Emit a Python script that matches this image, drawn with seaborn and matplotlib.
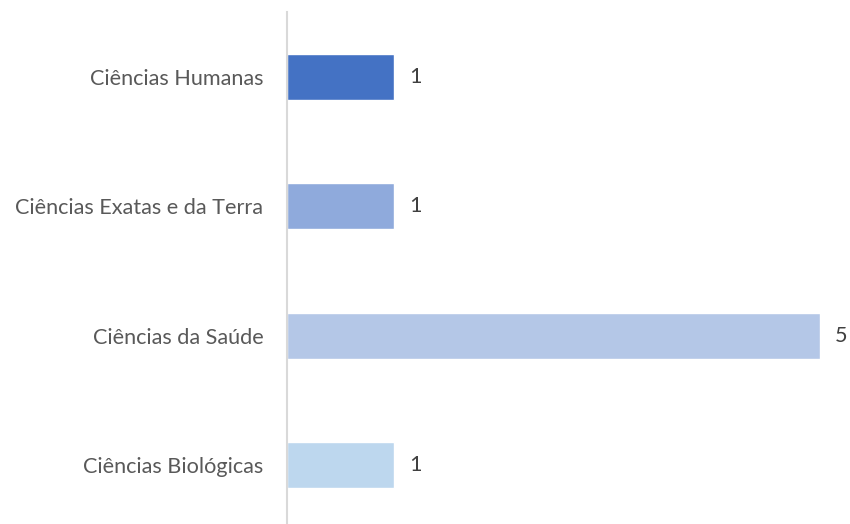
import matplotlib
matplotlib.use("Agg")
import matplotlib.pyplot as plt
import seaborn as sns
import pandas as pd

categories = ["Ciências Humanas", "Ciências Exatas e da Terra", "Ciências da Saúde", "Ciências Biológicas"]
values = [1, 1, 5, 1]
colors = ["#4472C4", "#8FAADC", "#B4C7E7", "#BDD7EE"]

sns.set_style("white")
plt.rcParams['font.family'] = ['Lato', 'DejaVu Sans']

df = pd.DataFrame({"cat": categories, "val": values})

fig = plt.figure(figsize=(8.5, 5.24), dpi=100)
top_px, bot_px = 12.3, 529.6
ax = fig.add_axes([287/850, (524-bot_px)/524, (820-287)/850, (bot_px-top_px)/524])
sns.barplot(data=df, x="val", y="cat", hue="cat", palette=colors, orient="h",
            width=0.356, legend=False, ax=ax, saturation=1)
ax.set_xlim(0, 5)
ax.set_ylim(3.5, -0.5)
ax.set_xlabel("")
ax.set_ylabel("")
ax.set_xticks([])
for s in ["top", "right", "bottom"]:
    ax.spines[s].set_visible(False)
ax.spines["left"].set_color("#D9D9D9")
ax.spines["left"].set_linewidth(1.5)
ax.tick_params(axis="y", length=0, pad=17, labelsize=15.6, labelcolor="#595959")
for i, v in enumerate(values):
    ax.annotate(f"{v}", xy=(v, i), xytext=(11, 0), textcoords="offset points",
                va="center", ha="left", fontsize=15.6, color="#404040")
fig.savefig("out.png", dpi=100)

# [Aim]
Look over the material above and show each line where "seaborn" appears.

# [Result]
Emit a Python script that matches this image, drawn with seaborn and matplotlib.
import seaborn as sns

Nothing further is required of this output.